Switch from gold to mineral sands pays off for Basin

TIMING is everything in life. Unfortunately for Craton Resources (the company changed its status and name to Basin Minerals in late July), when it listed three years ago it couldn’t have been much more unlucky.

James Hamilton

 

Although the IPO was a success and the Gawler Craton, where the company had the bulk of its ground, was sexy enough to send most mining punters into a frenzy, it was a love affair that didn’t last.

The problems had nothing to do with Craton itself. It was just another casualty of the Busang gold fraud in Indonesia. By March 1997 the full waft of the Bre-X Minerals pong was hitting Australia. This coupled with a fall in the gold price and native title concerns were enough to march Craton’s share price south and wipe out much of the gains made early in its fledgling corporate life.

 

 

Basin's managing director, Dr Brad Farrell: "I guess ... we're a bit unique in that we continue to explore vigorously. We've put 200,000m of drill holes down since we've been in the [Murray] Basin; effectivelly we've had two rigs running constantly for the past two years."

Putting his nose to the wind, Basin Minerals’ managing director, Dr Brad Farrell, decided it was time for some drastic action. By late April, Farrell, who has an extensive history in the mineral sands game, was steering Basin Minerals away from gold and into the Murray Basin at a great rate of knots.

Although the immense strandline potential of Murray Basin was still very much unknown back then, there was method to the madness. The biggest holder of clues was CRA’s mammoth fine-grained WIM 150 deposit, which had been discovered some 15 years earlier.

WIM 150 never got off the ground due to metallurgical and marketing problems arising from its fine-grained nature (median grain size 50 microns), however, its presence was considered by Basin Minerals to be indicative of a massive mineralised province in which large beach-hosted coarse grained (median grain size 150 microns) strandlines should also be present.

Basin Minerals reasoned that southerly drift within the Murray Basin would have caused huge quantities of heavy minerals to be carried south and accumulate against the rugged palaeo-coastline of the Grampians region in Victoria, and that the Grampians formed a major headland at the opening of the Murray Basin into the Southern Ocean.

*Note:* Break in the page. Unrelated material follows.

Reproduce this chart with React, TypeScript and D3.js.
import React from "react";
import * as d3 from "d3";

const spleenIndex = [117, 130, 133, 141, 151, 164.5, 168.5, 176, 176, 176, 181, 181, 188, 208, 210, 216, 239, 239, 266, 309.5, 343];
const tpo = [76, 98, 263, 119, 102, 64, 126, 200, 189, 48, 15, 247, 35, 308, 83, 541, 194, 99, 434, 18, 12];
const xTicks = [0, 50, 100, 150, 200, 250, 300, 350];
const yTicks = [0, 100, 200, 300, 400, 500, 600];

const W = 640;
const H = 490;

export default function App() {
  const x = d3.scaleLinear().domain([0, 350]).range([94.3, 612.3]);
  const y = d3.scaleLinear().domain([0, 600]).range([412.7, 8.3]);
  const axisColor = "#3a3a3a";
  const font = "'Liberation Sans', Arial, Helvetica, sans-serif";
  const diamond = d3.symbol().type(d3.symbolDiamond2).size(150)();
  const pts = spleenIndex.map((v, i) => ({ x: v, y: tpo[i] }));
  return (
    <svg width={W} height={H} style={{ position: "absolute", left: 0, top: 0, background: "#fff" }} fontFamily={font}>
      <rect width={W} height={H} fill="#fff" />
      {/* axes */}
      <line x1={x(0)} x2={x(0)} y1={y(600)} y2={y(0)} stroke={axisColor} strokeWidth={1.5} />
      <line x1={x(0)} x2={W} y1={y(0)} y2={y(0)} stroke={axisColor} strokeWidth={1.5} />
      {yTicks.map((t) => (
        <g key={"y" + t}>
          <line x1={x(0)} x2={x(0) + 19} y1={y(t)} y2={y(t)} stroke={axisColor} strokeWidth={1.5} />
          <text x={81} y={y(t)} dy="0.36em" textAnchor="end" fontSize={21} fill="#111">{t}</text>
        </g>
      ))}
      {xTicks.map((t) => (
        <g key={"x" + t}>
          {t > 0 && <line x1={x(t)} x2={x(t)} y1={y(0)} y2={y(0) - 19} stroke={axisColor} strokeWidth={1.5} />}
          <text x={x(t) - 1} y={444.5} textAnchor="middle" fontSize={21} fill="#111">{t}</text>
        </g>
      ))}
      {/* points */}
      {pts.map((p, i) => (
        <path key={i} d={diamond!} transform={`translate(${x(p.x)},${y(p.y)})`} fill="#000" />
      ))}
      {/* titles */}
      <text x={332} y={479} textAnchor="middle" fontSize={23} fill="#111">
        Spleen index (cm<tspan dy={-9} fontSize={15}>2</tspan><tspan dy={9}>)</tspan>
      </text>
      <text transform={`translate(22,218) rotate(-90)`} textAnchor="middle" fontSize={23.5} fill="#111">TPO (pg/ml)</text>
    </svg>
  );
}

Thus the key ingredients of maximum energy, interaction with the coastline and entrapment of heavy minerals would have occurred in the headlands and embayments of the Grampians.

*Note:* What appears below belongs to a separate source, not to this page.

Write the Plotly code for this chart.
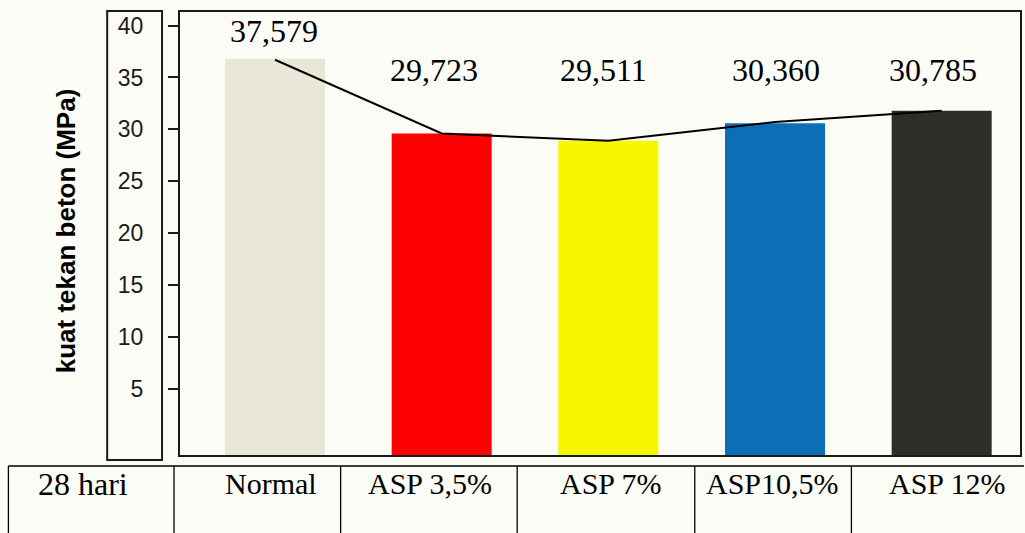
import plotly.graph_objects as go

# ---- data ----
categories = ["Normal", "ASP 3,5%", "ASP 7%", "ASP10,5%", "ASP 12%"]
bar_heights = [36.8, 29.6, 28.9, 30.6, 31.8]          # bar tops as drawn (MPa)
line_values = [36.7, 29.6, 28.9, 30.7, 31.8]          # trend line points
value_labels = ["37,579", "29,723", "29,511", "30,360", "30,785"]
y_tick_vals = [5, 10, 15, 20, 25, 30, 35, 40]
row_label = "28 hari"
y_title = "kuat tekan beton (MPa)"

bar_colors = ["#e8e7d8", "#ff0000", "#f7f700", "#0b6fb8", "#2e2d28"]

# ---- layout geometry (pixels) ----
W, H = 1025, 533
L, R, T, B = 180, 1022, 12, 455
Y_MIN, Y_MAX = -1.35, 41.3


def px_x(x):
    return (x - L) / (R - L)


def px_y(y):
    return (B - y) / (B - T)


fig = go.Figure()
fig.add_trace(go.Bar(
    x=categories,
    y=[v - Y_MIN for v in bar_heights],
    base=Y_MIN,
    marker=dict(color=bar_colors, line=dict(width=0)),
    width=0.6,
    showlegend=False,
))
fig.add_trace(go.Scatter(
    x=categories,
    y=line_values,
    mode="lines",
    line=dict(color="#000000", width=2),
    showlegend=False,
))

ann = []
# value labels
label_px = [(274, 31), (435, 70), (605, 70), (777, 70), (935, 70)]
for txt, (lx, ly) in zip(value_labels, label_px):
    ann.append(dict(x=px_x(lx), y=px_y(ly), xref="paper", yref="paper",
                    text=txt, showarrow=False, xanchor="center", yanchor="middle",
                    font=dict(family="Liberation Serif", size=32, color="#000000")))
# table labels
table_px = [271, 431, 612, 774, 949]
for txt, tx in zip(categories, table_px):
    ann.append(dict(x=px_x(tx), y=px_y(484), xref="paper", yref="paper",
                    text=txt, showarrow=False, xanchor="center", yanchor="middle",
                    font=dict(family="Liberation Serif", size=30, color="#000000")))
ann.append(dict(x=px_x(83), y=px_y(484), xref="paper", yref="paper",
                text=row_label, showarrow=False, xanchor="center", yanchor="middle",
                font=dict(family="Liberation Serif", size=32, color="#000000")))
# y title
ann.append(dict(x=px_x(66), y=px_y(231), xref="paper", yref="paper",
                text=y_title, showarrow=False, textangle=-90,
                xanchor="center", yanchor="middle",
                font=dict(family="Liberation Sans", size=26, color="#000000", weight="bold")))

shapes = []
# left tick box
shapes.append(dict(type="rect", xref="paper", yref="paper",
                   x0=px_x(107), x1=px_x(162), y0=px_y(460), y1=px_y(11),
                   line=dict(color="#1a1a1a", width=2)))
# table lines
shapes.append(dict(type="line", xref="paper", yref="paper",
                   x0=px_x(8), x1=px_x(1026), y0=px_y(466), y1=px_y(466),
                   line=dict(color="#000000", width=1.3)))
for vx in [8, 174, 341, 518, 696, 853]:
    shapes.append(dict(type="line", xref="paper", yref="paper",
                       x0=px_x(vx), x1=px_x(vx), y0=px_y(466), y1=px_y(540),
                       line=dict(color="#000000", width=1.3)))

fig.update_layout(
    width=W, height=H,
    margin=dict(l=L, r=W - R, t=T, b=H - B),
    paper_bgcolor="#fcfcf6",
    plot_bgcolor="#fcfcf6",
    annotations=ann,
    shapes=shapes,
    bargap=0.4,
)
fig.update_xaxes(
    range=[-0.57, 4.47], showticklabels=False, ticks="",
    showline=True, mirror=True, linecolor="#1a1a1a", linewidth=2,
    showgrid=False, zeroline=False,
)
fig.update_yaxes(
    range=[Y_MIN, Y_MAX], tickvals=y_tick_vals,
    ticks="outside", ticklen=10, tickwidth=2, tickcolor="#1a1a1a",
    ticklabelstandoff=20,
    tickfont=dict(family="Liberation Sans", size=23, color="#1a1a1a"),
    showline=True, mirror=True, linecolor="#1a1a1a", linewidth=2,
    showgrid=False, zeroline=False,
)

fig.write_html("out.html")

The results that have come from this reasoning have been stunning. In the past 12 months the company has drilled up strandline deposits at Acapulco, Bondi, Bondi East, Chetwynd and Echo. Its total Douglas project area is the biggest coarse-grained resource in the Murray Basin with more than 12.7 million tonnes of heavy mineral sands containing good grades of rutile, zircon and ilmenite being identified.

Until now Basin Minerals has kept its mineral sands assets in a similar named subsidiary company called Basin Minerals Holdings. However, because “the baby got too big for the bathtub” the company voted to change its name to that of its unlisted subsidiary, which has become known as an aggressive Murray Basin mineral sands explorer.

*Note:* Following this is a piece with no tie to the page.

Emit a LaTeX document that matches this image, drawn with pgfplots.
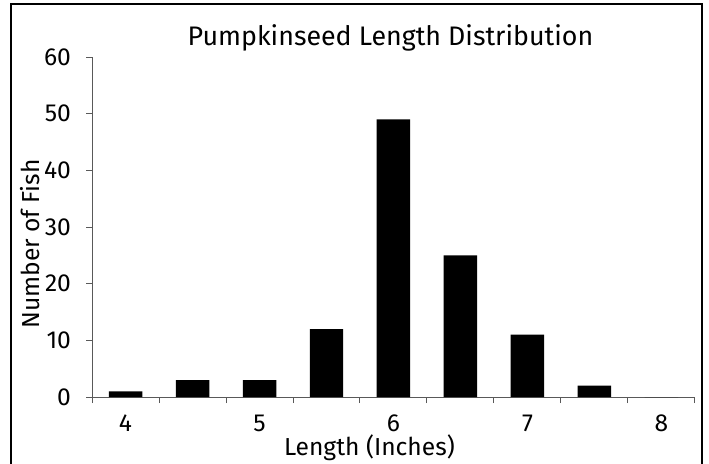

For a small exploration company Basin Minerals is in good shape — the company has $3 million in the bank and has just 40 million shares on issue with directors and management speaking for about 40% of the stock. The company’s cash burn rate is estimated at about $150,000 per month

The topped-up cash kitty will be invaluable in the next 12 months as the company moves to shore up the most advanced of its strandline deposits. These four — Bondi, Bondi East, Echo and Acapulco — when subject to further infill drilling are expected to have a confirmed measured resource containing greater than 13Mt of valuable heavy mineral.

Bulk sampling work to test the material’s metallurgy has been completed with very encouraging results, including high values from specified ilmenite, rutile and zircon samples.